UK drafting plans to ‘significantly’ boost overseas recruits in NHS
The UK government is drafting plans to “significantly” boost the number of overseas staff in the NHS to avert a winter crisis, according to the health secretary today.
In a bid to combat worsening delays in the NHS, health secretary Steve Barclay told the Telegraph: “I have been working at pace over recent weeks to accelerate our contingency plans, to look at specific levers such as increasing significantly our international recruitment.
“A big part of my focus has been giving a lot more ministerial time to looking at the issues on delayed discharge, on social care recruitment.
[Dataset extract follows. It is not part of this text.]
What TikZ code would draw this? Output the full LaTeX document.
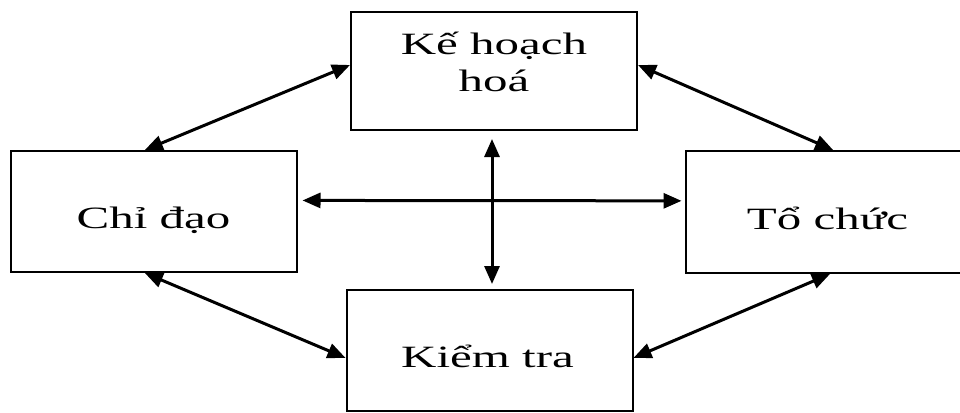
\documentclass[tikz,border=0pt]{standalone}
\usepackage{fontspec}
\setmainfont{Liberation Serif}[FakeStretch=1.58]
\usetikzlibrary{arrows.meta,calc}
\begin{document}
\begin{tikzpicture}[x=1pt,y=-1pt,
  box/.style={draw=black,line width=2pt,rectangle,inner sep=0pt,
    minimum width=286pt,minimum height=120pt},
  txt/.style={inner sep=0pt,align=center,text=black,
    font=\fontsize{31}{37}\selectfont},
  link/.style={line width=3pt,
    {Triangle[length=18pt,width=15pt]}-{Triangle[length=18pt,width=15pt]}}]
\useasboundingbox (0,0) rectangle (960,412);
\clip (0,0) rectangle (960,412);
\node[box,minimum height=118pt] (kh) at (494,71) {};
\node[box,minimum height=121pt] (cd) at (153.5,211.5) {};
\node[box,minimum height=122pt] (tc) at (828.5,212) {};
\node[box,minimum height=121pt] (kt) at (489.5,350.5) {};
\node[txt] (khT) at ($(kh.center)+(0,-9)$) {Kế hoạch\\hoá};
\node[txt] (cdT) at ($(cd.center)+(0,9)$) {Chỉ đạo};
\node[txt] (tcT) at ($(tc.center)+(-1,6)$) {Tổ chức};
\node[txt] (ktT) at ($(kt.center)+(-2,6)$) {Kiểm tra};
\draw[link] ($(kh.north west)!0.45!(kh.south west)$) -- ($(cd.north west)!0.47!(cd.north east)$);
\draw[link] ($(kh.north east)!0.45!(kh.south east)$) -- ($(tc.north west)!0.516!(tc.north east)$);
\draw[link] ($(cd.south west)!0.47!(cd.south east)$) -- ($(kt.north west)!0.56!(kt.south west)$);
\draw[link] ($(tc.south west)!0.505!(tc.south east)$) -- ($(kt.north east)!0.56!(kt.south east)$);
\draw[link] ($(cd.north east)!0.41!(cd.south east)+(5,0)$) -- ($(tc.north west)!0.41!(tc.south west)+(-3,0)$);
\draw[link] ($(kh.south)+(-2,8)$) -- ($(kt.north)+(2.5,-5)$);
\end{tikzpicture}
\end{document}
If there’s pressure on the system and that requires more beds in the community, those beds need the workforce to go with them.”
There are currently 105,000 vacancies in the social care sector, according to government figures. More than a third of doctors joining the health service last year came from abroad, up from 18 per cent in 2014, data from NHS Digital found.
Barclay, who took on the role from Sajid Javid when he resigned in June, said he is looking to push Whitehall to “move much more quickly on decisions”, as key policy rulings get put on hold until Liz Truss or Rishi Sunak are elected as Tory leader in September.
“We have very real challenges coming down the track in the autumn and winter, and as far as I’m concerned there needs to be a real sprint within Whitehall, and particularly in the department of health, to get ready for September,” said Barclay.
“Part of my role is to prepare for reasonable worst-case scenarios. Obviously those pressures can come in different forms. It might be you get a bad flu, it may be Covid rates are higher than we would expect or like.
“There’s an urgency of now to prepare, particularly in areas where there’s a long lead time. The decisions need to happen now, not wait until the autumn – by which time those lead times would put the resolution at too late a stage.”